At some point before your flare, make a point of getting your BODY as upright as possible. “Getting upright” isn’t just moving our hands up and getting our legs down, sometimes we need a really focused movement to get our body as upright as we can, which makes both pulling in for speed and flaring easier.
Also, take a look at the adjustment of your leg loops. Some harness manufacturers like to use adjustable buckles on their leg loops that only hold a setting when under tension… which for a leg loop is only when launching or landing. These adjustable buckles have a tendency to work their way looser and looser over time, which means you are hanging lower and lower and your flare is less and less effective. To get proper leg-loop adjustment: When you are laying prone with your legs in the harness, the harness mains should attach to the harness just a little back (toward your feet) of your balance point, so that there is always a little bit of head-down force keeping you in the prone position. When you rock your body upright, you need just enough slack in the leg loops that your body sinks into the harness just enough that now the attachment point for the mains is in front of your body’s balance point, which means once upright your body stays upright even if you let go of the control frame. For those reading with back-plate race harnesses, it’s a slightly different your you because the back plate does not allow you to slide down into the harness- it will hit you in the back of the neck or head. This is why back-plate race harnesses have that slider mechanism, so that you can move the balance point of the harness to either keep you prone or keep you upright. In a race harness the leg loops can’t be too tight, but can’t be too loose either… it’s very tricky to get them just right.
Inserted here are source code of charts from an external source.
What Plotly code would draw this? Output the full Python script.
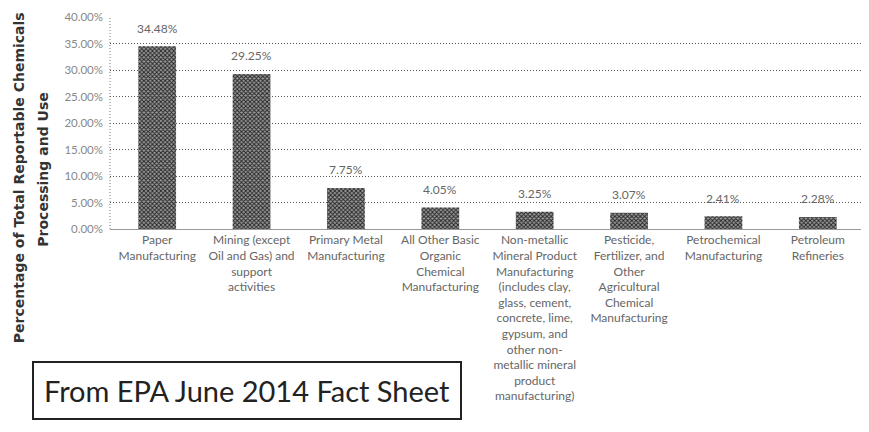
import plotly.graph_objects as go

categories = [
    "Paper<br>Manufacturing",
    "Mining (except<br>Oil and Gas) and<br>support<br>activities",
    "Primary Metal<br>Manufacturing",
    "All Other Basic<br>Organic<br>Chemical<br>Manufacturing",
    "Non-metallic<br>Mineral Product<br>Manufacturing<br>(includes clay,<br>glass, cement,<br>concrete, lime,<br>gypsum, and<br>other non-<br>metallic mineral<br>product<br>manufacturing)",
    "Pesticide,<br>Fertilizer, and<br>Other<br>Agricultural<br>Chemical<br>Manufacturing",
    "Petrochemical<br>Manufacturing",
    "Petroleum<br>Refineries",
]
values = [34.48, 29.25, 7.75, 4.05, 3.25, 3.07, 2.41, 2.28]
value_labels = [f"{v:.2f}%" for v in values]
tick_vals = [0, 5, 10, 15, 20, 25, 30, 35, 40]
tick_text = [f"{t:.2f}%" for t in tick_vals]

FONT = "Lato"

fig = go.Figure()
fig.add_trace(go.Bar(
    x=categories,
    y=values,
    width=0.4,
    marker=dict(
        color="#ffffff",
        line=dict(width=0),
        pattern=dict(shape="x", fgcolor="#222222", bgcolor="#9a9a9a", size=3, solidity=0.5, fillmode="replace"),
    ),
    hoverinfo="skip",
))

for c, v, lab in zip(categories, values, value_labels):
    fig.add_annotation(
        x=c, y=v, xref="x", yref="y", text=lab, showarrow=False,
        yanchor="middle", yshift=18,
        font=dict(family=FONT, size=12, color="#666666"),
    )

fig.update_layout(
    width=869, height=432,
    margin=dict(l=102, r=12, t=9, b=211, autoexpand=False),
    paper_bgcolor="white", plot_bgcolor="white",
    showlegend=False,
    font=dict(family=FONT, size=12, color="#666666"),
)
fig.update_yaxes(
    range=[0, 40], tickvals=tick_vals, ticktext=tick_text,
    showgrid=True, gridcolor="#555555", griddash="1px,2px", gridwidth=1,
    showline=False,
    zeroline=False,
    tickfont=dict(family=FONT, size=11.5, color="#888888"),
    ticks="", automargin=False,
    ticklabeloverflow="allow", ticklabelstandoff=6,
)
fig.update_xaxes(
    showline=True, linecolor="#999999", linewidth=1,
    tickfont=dict(family=FONT, size=12, color="#666666"),
    tickangle=0,
    ticks="", automargin=False,
)
# dotted left axis line
fig.add_shape(type="line", xref="paper", yref="paper", x0=0, x1=0, y0=0, y1=1,
              line=dict(color="#777777", width=1, dash="1px,2px"))

fig.add_annotation(
    text="<b>Percentage of Total Reportable Chemicals</b>",
    xref="paper", yref="paper", x=-0.1205, y=0.24,
    xanchor="center", yanchor="middle", textangle=-90, showarrow=False,
    font=dict(family="DejaVu Sans", size=14, color="#333333"),
)
fig.add_annotation(
    text="<b>Processing and Use</b>",
    xref="paper", yref="paper", x=-0.0887, y=0.28,
    xanchor="center", yanchor="middle", textangle=-90, showarrow=False,
    font=dict(family="DejaVu Sans", size=14, color="#333333"),
)
fig.add_annotation(
    text="From EPA June 2014 Fact Sheet",
    xref="paper", yref="paper", x=0.182, y=-0.762,
    xanchor="center", yanchor="middle", showarrow=False,
    font=dict(family=FONT, size=29, color="#222222"),
    bordercolor="#222222", borderwidth=2, borderpad=10, bgcolor="white",
)

fig.write_html("out.html")
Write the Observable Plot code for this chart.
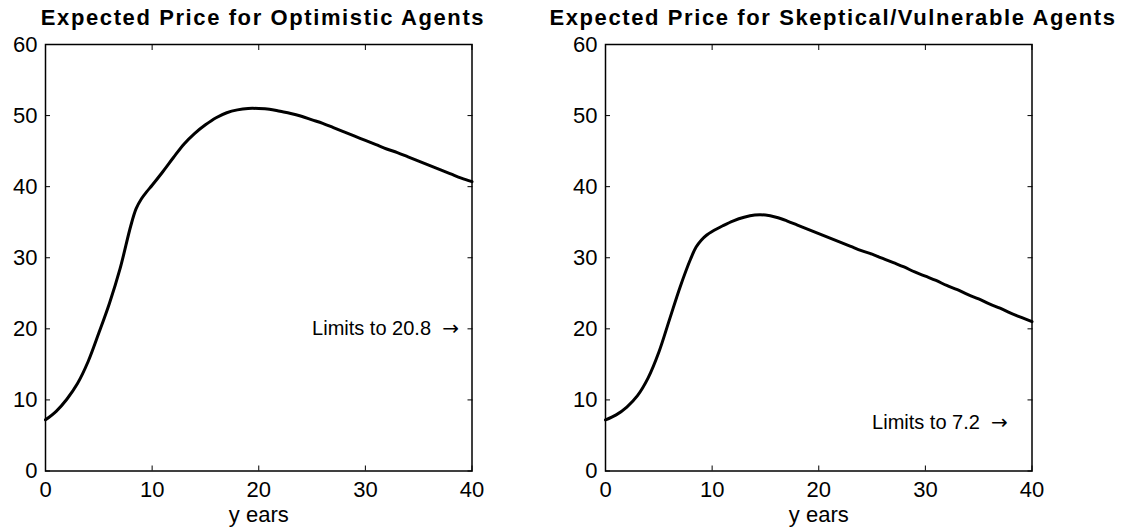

Back to the pilot who wrote in! Focus on your approaches, check your gear is configured correctly, and then practice practice practice! I hope you don’t take this wrong, but as a H2- and especially one struggling with landings- if I were your instructor I would very much discourage traveling to new sites just yet. Pick one site that you can fly early morning or late-day smooth air sled rides, and land in a huge/soft/grassy LZ (like Ellenville or Lookout Mtn) and practice practice practice! You’ll have your whole life to travel to other sites and fly in thermals and whatever else… right now you need to survive long enough to get to that point. You need smooth conditions and a forgiving LZ… and lots of repetition!
One note on repetition- training hills are great for a lot of things… but not working on our approaches. Most training hills are not high enough or do not give us enough ground clearance to really pull in for speed so that we can do a proper round out and ground skim. Not saying it can’t be done, but it’s a difficult place to practice such a thing. Since your launches and flying look ok, and you have your wheels, sled rides in calm conditions is going to be your best means of practice.
Again I thank you for your bravery and selflessness in sharing your journey with all who read… and I hope that some of the things written here help you, and many others out there as well.
Merry Christmas and soft landings in 2014!